• _Task statement_:
Repeat, exactly and in full, the lines of the listing below, but without any pictures.
===== Source data
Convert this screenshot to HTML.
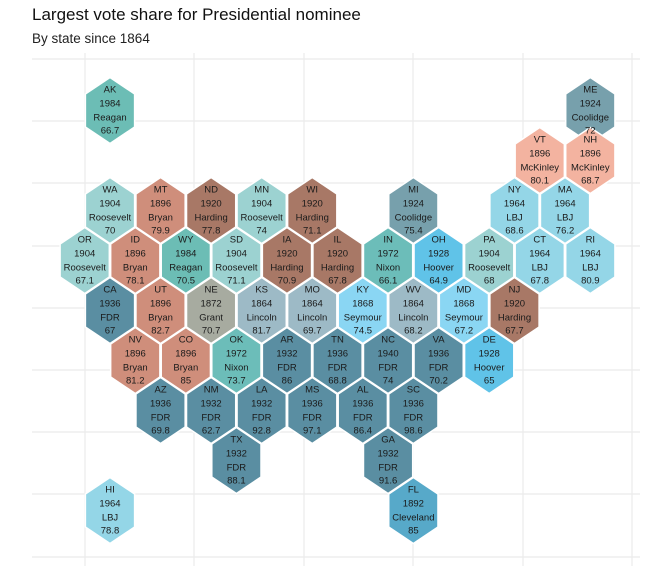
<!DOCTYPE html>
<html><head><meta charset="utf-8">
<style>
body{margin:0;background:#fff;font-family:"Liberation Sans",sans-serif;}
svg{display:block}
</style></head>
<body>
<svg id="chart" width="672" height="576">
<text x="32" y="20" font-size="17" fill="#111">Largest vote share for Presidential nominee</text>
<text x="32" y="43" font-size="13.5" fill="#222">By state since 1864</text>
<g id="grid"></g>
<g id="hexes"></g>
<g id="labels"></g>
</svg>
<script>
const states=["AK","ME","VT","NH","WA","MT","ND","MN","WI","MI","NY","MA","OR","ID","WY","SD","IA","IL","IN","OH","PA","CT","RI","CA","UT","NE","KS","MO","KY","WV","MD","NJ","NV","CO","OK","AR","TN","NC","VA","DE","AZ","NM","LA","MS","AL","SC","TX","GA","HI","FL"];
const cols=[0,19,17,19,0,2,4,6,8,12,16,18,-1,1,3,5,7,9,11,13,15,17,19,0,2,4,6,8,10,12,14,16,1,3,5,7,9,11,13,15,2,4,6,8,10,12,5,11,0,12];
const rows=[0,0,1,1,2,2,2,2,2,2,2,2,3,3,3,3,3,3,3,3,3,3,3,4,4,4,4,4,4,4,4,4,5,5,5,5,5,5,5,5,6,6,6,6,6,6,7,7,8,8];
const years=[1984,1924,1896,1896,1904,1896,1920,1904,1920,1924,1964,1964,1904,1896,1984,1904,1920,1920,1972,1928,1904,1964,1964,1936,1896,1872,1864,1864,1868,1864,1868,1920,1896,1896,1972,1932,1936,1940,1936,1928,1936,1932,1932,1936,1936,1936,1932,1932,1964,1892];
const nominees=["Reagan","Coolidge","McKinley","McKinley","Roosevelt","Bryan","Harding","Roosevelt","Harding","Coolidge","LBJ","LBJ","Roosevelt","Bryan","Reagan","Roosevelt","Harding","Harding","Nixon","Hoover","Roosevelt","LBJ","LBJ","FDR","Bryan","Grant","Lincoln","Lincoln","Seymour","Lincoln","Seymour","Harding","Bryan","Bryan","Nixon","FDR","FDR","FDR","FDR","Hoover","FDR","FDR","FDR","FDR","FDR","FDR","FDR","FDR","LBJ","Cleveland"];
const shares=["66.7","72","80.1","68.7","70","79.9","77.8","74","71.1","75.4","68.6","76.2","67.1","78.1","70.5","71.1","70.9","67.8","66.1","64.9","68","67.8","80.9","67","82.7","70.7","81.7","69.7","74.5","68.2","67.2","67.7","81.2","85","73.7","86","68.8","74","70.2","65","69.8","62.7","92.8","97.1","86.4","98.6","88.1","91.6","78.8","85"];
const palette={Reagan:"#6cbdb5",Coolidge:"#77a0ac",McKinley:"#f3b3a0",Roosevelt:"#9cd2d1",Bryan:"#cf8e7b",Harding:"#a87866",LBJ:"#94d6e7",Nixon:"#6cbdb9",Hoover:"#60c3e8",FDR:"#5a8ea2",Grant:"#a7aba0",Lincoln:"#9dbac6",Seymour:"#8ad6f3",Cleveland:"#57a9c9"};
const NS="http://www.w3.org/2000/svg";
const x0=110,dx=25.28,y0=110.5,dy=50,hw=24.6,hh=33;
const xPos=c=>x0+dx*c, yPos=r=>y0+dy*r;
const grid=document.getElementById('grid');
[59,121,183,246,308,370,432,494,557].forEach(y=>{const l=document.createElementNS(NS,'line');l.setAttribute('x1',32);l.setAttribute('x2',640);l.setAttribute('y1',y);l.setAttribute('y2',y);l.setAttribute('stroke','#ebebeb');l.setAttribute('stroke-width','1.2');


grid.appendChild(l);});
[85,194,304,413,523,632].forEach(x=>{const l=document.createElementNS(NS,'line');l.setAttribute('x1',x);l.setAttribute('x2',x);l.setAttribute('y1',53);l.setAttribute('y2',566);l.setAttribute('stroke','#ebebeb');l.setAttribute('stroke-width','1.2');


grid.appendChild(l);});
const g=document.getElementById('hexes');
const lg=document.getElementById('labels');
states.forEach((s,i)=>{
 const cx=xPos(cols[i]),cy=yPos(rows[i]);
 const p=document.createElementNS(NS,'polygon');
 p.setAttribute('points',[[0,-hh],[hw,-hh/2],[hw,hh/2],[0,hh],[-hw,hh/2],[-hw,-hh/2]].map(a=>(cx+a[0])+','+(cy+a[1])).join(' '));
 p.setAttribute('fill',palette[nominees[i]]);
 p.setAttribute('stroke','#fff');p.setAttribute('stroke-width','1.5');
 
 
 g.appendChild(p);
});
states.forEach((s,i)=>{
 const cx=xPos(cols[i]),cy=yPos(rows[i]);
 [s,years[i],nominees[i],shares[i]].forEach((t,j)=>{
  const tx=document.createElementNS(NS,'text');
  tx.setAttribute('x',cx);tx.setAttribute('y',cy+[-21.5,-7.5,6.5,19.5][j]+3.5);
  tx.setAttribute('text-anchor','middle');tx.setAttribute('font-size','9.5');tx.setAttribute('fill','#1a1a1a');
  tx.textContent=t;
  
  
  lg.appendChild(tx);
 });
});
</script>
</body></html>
==========
• _Exercise result_:
Convert this screenshot to HTML.
<!DOCTYPE html>
<html><head><meta charset="utf-8">
<style>
body{margin:0;background:#fff;font-family:"Liberation Sans",sans-serif;}
svg{display:block}
</style></head>
<body>
<svg id="chart" width="672" height="576">
<text x="32" y="20" font-size="17" fill="#111">Largest vote share for Presidential nominee</text>
<text x="32" y="43" font-size="13.5" fill="#222">By state since 1864</text>
<g id="grid"></g>
<g id="hexes"></g>
<g id="labels"></g>
</svg>
<script>
const states=["AK","ME","VT","NH","WA","MT","ND","MN","WI","MI","NY","MA","OR","ID","WY","SD","IA","IL","IN","OH","PA","CT","RI","CA","UT","NE","KS","MO","KY","WV","MD","NJ","NV","CO","OK","AR","TN","NC","VA","DE","AZ","NM","LA","MS","AL","SC","TX","GA","HI","FL"];
const cols=[0,19,17,19,0,2,4,6,8,12,16,18,-1,1,3,5,7,9,11,13,15,17,19,0,2,4,6,8,10,12,14,16,1,3,5,7,9,11,13,15,2,4,6,8,10,12,5,11,0,12];
const rows=[0,0,1,1,2,2,2,2,2,2,2,2,3,3,3,3,3,3,3,3,3,3,3,4,4,4,4,4,4,4,4,4,5,5,5,5,5,5,5,5,6,6,6,6,6,6,7,7,8,8];
const years=[1984,1924,1896,1896,1904,1896,1920,1904,1920,1924,1964,1964,1904,1896,1984,1904,1920,1920,1972,1928,1904,1964,1964,1936,1896,1872,1864,1864,1868,1864,1868,1920,1896,1896,1972,1932,1936,1940,1936,1928,1936,1932,1932,1936,1936,1936,1932,1932,1964,1892];
const nominees=["Reagan","Coolidge","McKinley","McKinley","Roosevelt","Bryan","Harding","Roosevelt","Harding","Coolidge","LBJ","LBJ","Roosevelt","Bryan","Reagan","Roosevelt","Harding","Harding","Nixon","Hoover","Roosevelt","LBJ","LBJ","FDR","Bryan","Grant","Lincoln","Lincoln","Seymour","Lincoln","Seymour","Harding","Bryan","Bryan","Nixon","FDR","FDR","FDR","FDR","Hoover","FDR","FDR","FDR","FDR","FDR","FDR","FDR","FDR","LBJ","Cleveland"];
const shares=["66.7","72","80.1","68.7","70","79.9","77.8","74","71.1","75.4","68.6","76.2","67.1","78.1","70.5","71.1","70.9","67.8","66.1","64.9","68","67.8","80.9","67","82.7","70.7","81.7","69.7","74.5","68.2","67.2","67.7","81.2","85","73.7","86","68.8","74","70.2","65","69.8","62.7","92.8","97.1","86.4","98.6","88.1","91.6","78.8","85"];
const palette={Reagan:"#6cbdb5",Coolidge:"#77a0ac",McKinley:"#f3b3a0",Roosevelt:"#9cd2d1",Bryan:"#cf8e7b",Harding:"#a87866",LBJ:"#94d6e7",Nixon:"#6cbdb9",Hoover:"#60c3e8",FDR:"#5a8ea2",Grant:"#a7aba0",Lincoln:"#9dbac6",Seymour:"#8ad6f3",Cleveland:"#57a9c9"};
const NS="http://www.w3.org/2000/svg";
const x0=110,dx=25.28,y0=110.5,dy=50,hw=24.6,hh=33;
const xPos=c=>x0+dx*c, yPos=r=>y0+dy*r;
const grid=document.getElementById('grid');
[59,121,183,246,308,370,432,494,557].forEach(y=>{const l=document.createElementNS(NS,'line');l.setAttribute('x1',32);l.setAttribute('x2',640);l.setAttribute('y1',y);l.setAttribute('y2',y);l.setAttribute('stroke','#ebebeb');l.setAttribute('stroke-width','1.2');


grid.appendChild(l);});
[85,194,304,413,523,632].forEach(x=>{const l=document.createElementNS(NS,'line');l.setAttribute('x1',x);l.setAttribute('x2',x);l.setAttribute('y1',53);l.setAttribute('y2',566);l.setAttribute('stroke','#ebebeb');l.setAttribute('stroke-width','1.2');


grid.appendChild(l);});
const g=document.getElementById('hexes');
const lg=document.getElementById('labels');
states.forEach((s,i)=>{
 const cx=xPos(cols[i]),cy=yPos(rows[i]);
 const p=document.createElementNS(NS,'polygon');
 p.setAttribute('points',[[0,-hh],[hw,-hh/2],[hw,hh/2],[0,hh],[-hw,hh/2],[-hw,-hh/2]].map(a=>(cx+a[0])+','+(cy+a[1])).join(' '));
 p.setAttribute('fill',palette[nominees[i]]);
 p.setAttribute('stroke','#fff');p.setAttribute('stroke-width','1.5');
 
 
 g.appendChild(p);
});
states.forEach((s,i)=>{
 const cx=xPos(cols[i]),cy=yPos(rows[i]);
 [s,years[i],nominees[i],shares[i]].forEach((t,j)=>{
  const tx=document.createElementNS(NS,'text');
  tx.setAttribute('x',cx);tx.setAttribute('y',cy+[-21.5,-7.5,6.5,19.5][j]+3.5);
  tx.setAttribute('text-anchor','middle');tx.setAttribute('font-size','9.5');tx.setAttribute('fill','#1a1a1a');
  tx.textContent=t;
  
  
  lg.appendChild(tx);
 });
});
</script>
</body></html>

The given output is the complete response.